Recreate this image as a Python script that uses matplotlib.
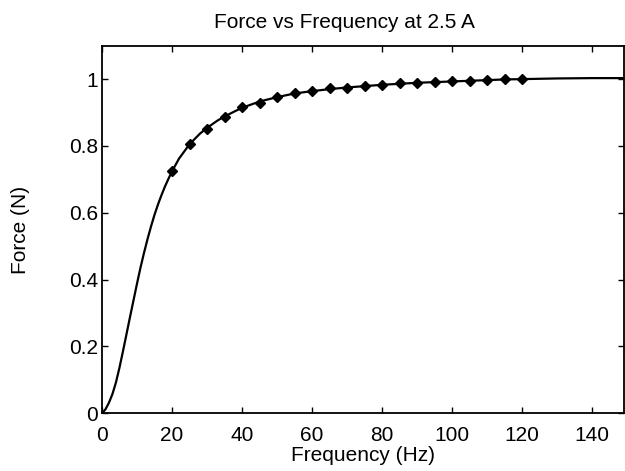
import matplotlib
matplotlib.use("Agg")
import matplotlib.pyplot as plt

plt.rcParams['font.family'] = ['Liberation Sans', 'DejaVu Sans']

# Fitted curve
curve_freq = [0, 1, 2, 3, 4, 5, 6, 7, 8, 9, 10, 11, 12, 13, 14, 15, 16, 17, 18, 19, 20,
              22, 25, 28, 30, 33, 35, 38, 40, 45, 50, 55, 60, 65, 70, 75, 80, 85, 90,
              95, 100, 105, 110, 115, 120, 130, 140, 150]
curve_force = [0, 0.012, 0.032, 0.058, 0.093, 0.137, 0.186, 0.237, 0.288, 0.338, 0.388,
               0.436, 0.48, 0.521, 0.559, 0.594, 0.625, 0.653, 0.679, 0.702, 0.724,
               0.762, 0.805, 0.837, 0.854, 0.876, 0.888, 0.904, 0.914, 0.933, 0.946,
               0.957, 0.964, 0.970, 0.975, 0.979, 0.983, 0.986, 0.989, 0.991, 0.993,
               0.995, 0.997, 0.999, 1.0, 1.002, 1.003, 1.003]

# Measured points
meas_freq = [20, 25, 30, 35, 40, 45, 50, 55, 60, 65, 70, 75, 80, 85, 90, 95, 100,
             105, 110, 115, 120]
meas_force = [0.724, 0.806, 0.852, 0.888, 0.916, 0.930, 0.945, 0.958, 0.963, 0.972,
              0.973, 0.979, 0.983, 0.987, 0.989, 0.990, 0.993, 0.995, 0.998, 1.0, 1.001]

x_ticks = [0, 20, 40, 60, 80, 100, 120, 140]
y_ticks = [0, 0.2, 0.4, 0.6, 0.8, 1.0]
y_tick_labels = ["0", "0.2", "0.4", "0.6", "0.8", "1"]

fig = plt.figure(figsize=(6.25, 4.71), dpi=100)
ax = fig.add_axes([102 / 625, 1 - 413.3 / 471, (623.5 - 102) / 625, (413.3 - 45.7) / 471])

ax.plot(curve_freq, curve_force, color='black', linewidth=1.6)
ax.plot(meas_freq, meas_force, linestyle='none', marker='D', markersize=5.5,
        color='black')

ax.set_xlim(0, 149)
ax.set_ylim(0, 1.1)
ax.set_xticks(x_ticks)
ax.set_yticks(y_ticks)
ax.set_yticklabels(y_tick_labels)

ax.tick_params(direction='in', top=True, right=True, length=4.5, width=1,
               labelsize=15, colors='black')
ax.tick_params(axis='x', pad=9.5)
ax.tick_params(axis='y', pad=3)
for s in ax.spines.values():
    s.set_linewidth(1.3)

ax.set_title("Force vs Frequency at 2.5 A", fontsize=15, pad=13,
             x=(344.5 - 102) / 521.5)
ax.set_xlabel("Frequency (Hz)", fontsize=15, labelpad=0.5)
ax.set_ylabel("Force (N)", fontsize=15, labelpad=28)

fig.savefig("out.png", dpi=100)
· · · ·
→ **Direction**
Copy every line above that includes the string "matplotlib".

→ **The response**
Recreate this image as a Python script that uses matplotlib.
import matplotlib
matplotlib.use("Agg")
import matplotlib.pyplot as plt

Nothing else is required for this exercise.